A few points of contention now: While the cast had great camaraderie, there were moments when it seemed that the writers didn’t quite trust that chemistry, and the young actors in the cast had one or two extra lines of dialogue to reinforce nice character beats, and these extra lines were clearly not necessary. As a result, I felt that there were moments were the acting seemed a bit too earnest. “But I was going to Tosche Station to pick up some power converters.” Yes, even more earnest than that.
My other big gripe in the film (other than an underwhelming Captain Phasma, who did not earn her spot on an already-cluttered movie poster) was Starkiller base. This planet destroying machine is a planet in and of itself. While I kind of like how it needed its own star’s energy to power itself, it makes little sense that anyone could survive on the Starkiller without the sun during those moments that the bad guys are using the weapon. Stars are more than just sources of light for orbiting planets. Without the sun, we’d die, simple as that. Kind of reminds me of JJ’s Star Trek movie where a character tries to stop a sun from going nova by turning that sun into a black hole. What does it matter: in either case, any planets that orbit that sun would be screwed.

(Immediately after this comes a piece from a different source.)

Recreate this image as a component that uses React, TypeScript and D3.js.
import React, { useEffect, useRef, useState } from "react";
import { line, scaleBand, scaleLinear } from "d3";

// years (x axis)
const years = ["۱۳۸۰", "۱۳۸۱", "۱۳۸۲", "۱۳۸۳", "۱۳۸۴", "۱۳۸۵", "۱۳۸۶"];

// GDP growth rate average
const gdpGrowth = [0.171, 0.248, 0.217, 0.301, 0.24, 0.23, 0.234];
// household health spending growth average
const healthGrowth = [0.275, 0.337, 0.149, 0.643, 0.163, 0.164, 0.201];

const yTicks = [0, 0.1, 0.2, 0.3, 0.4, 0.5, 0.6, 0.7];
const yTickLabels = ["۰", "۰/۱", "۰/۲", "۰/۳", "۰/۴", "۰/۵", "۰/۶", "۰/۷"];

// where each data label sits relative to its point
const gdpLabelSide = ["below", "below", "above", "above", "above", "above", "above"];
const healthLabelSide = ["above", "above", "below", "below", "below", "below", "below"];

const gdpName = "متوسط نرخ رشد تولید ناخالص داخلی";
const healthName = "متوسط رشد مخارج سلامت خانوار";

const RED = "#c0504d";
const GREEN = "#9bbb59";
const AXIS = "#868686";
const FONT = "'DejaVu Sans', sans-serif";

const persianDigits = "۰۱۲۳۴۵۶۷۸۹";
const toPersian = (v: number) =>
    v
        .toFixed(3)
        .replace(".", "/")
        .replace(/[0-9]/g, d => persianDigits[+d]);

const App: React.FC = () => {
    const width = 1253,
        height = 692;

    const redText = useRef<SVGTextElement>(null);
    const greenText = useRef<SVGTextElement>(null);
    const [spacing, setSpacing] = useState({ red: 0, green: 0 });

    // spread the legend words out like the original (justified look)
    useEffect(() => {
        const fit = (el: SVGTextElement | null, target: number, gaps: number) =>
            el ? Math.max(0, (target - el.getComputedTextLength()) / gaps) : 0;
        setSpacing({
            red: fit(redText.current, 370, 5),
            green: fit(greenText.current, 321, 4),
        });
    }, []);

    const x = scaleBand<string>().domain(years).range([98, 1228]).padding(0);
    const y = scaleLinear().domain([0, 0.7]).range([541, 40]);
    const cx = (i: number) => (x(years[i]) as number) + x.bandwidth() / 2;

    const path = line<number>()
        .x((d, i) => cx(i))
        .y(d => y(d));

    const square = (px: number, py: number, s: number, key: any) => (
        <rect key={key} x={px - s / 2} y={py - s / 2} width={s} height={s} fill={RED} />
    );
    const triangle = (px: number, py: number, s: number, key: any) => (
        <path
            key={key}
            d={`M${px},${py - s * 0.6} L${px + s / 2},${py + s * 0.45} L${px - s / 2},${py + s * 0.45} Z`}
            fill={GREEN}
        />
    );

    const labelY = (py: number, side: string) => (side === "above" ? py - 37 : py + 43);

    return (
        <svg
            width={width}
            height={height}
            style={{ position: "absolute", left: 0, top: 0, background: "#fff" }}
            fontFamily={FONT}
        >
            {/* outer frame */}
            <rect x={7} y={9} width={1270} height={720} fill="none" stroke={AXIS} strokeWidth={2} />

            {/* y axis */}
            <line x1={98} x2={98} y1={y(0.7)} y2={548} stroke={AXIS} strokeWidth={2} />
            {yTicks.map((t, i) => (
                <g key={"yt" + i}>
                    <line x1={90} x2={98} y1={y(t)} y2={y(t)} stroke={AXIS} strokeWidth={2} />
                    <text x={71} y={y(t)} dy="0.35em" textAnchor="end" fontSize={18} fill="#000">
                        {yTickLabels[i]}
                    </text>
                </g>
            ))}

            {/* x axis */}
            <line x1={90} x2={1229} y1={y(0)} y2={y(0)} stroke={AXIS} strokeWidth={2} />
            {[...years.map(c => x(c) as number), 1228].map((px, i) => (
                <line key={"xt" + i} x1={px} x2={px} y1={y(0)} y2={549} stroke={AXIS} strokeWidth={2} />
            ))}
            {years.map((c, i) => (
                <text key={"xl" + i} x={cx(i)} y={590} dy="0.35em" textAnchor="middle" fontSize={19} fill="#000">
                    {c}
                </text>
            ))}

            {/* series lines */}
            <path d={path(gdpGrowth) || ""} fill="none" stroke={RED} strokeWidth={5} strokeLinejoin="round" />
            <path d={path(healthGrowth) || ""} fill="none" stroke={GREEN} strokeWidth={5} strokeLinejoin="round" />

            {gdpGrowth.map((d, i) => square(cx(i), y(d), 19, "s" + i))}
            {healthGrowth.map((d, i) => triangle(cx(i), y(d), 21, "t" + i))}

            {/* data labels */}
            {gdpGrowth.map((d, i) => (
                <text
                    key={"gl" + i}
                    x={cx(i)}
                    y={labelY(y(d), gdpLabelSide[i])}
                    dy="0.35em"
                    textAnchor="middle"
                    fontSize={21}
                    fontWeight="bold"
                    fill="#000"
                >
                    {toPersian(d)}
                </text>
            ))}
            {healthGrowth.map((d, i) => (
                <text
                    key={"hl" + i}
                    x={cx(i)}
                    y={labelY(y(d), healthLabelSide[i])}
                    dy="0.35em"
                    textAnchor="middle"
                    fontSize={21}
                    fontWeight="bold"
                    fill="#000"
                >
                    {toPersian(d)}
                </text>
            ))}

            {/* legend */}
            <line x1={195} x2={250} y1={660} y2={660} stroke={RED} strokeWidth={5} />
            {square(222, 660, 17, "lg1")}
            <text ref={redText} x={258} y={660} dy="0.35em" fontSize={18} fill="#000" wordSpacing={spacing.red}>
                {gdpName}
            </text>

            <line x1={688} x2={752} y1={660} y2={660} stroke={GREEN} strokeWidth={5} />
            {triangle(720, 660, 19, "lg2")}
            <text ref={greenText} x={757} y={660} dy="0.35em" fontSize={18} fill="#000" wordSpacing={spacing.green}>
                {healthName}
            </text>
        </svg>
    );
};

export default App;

My biggest problem with Starkiller base was that it tried to outdo the Death Star. Simply making a bigger Death Star doesn’t mean it will make it better for the story.
That doesn’t really matter. This movie is a lot of fun. The villain story has a lot of heart. Learning more about our hero, Rey, seems to be the journey that the new trilogy is on, and that is a journey I want to sign up for.
To Bob Iger, chairman of the Disney Corporation: Thanks for bringing Star Wars back!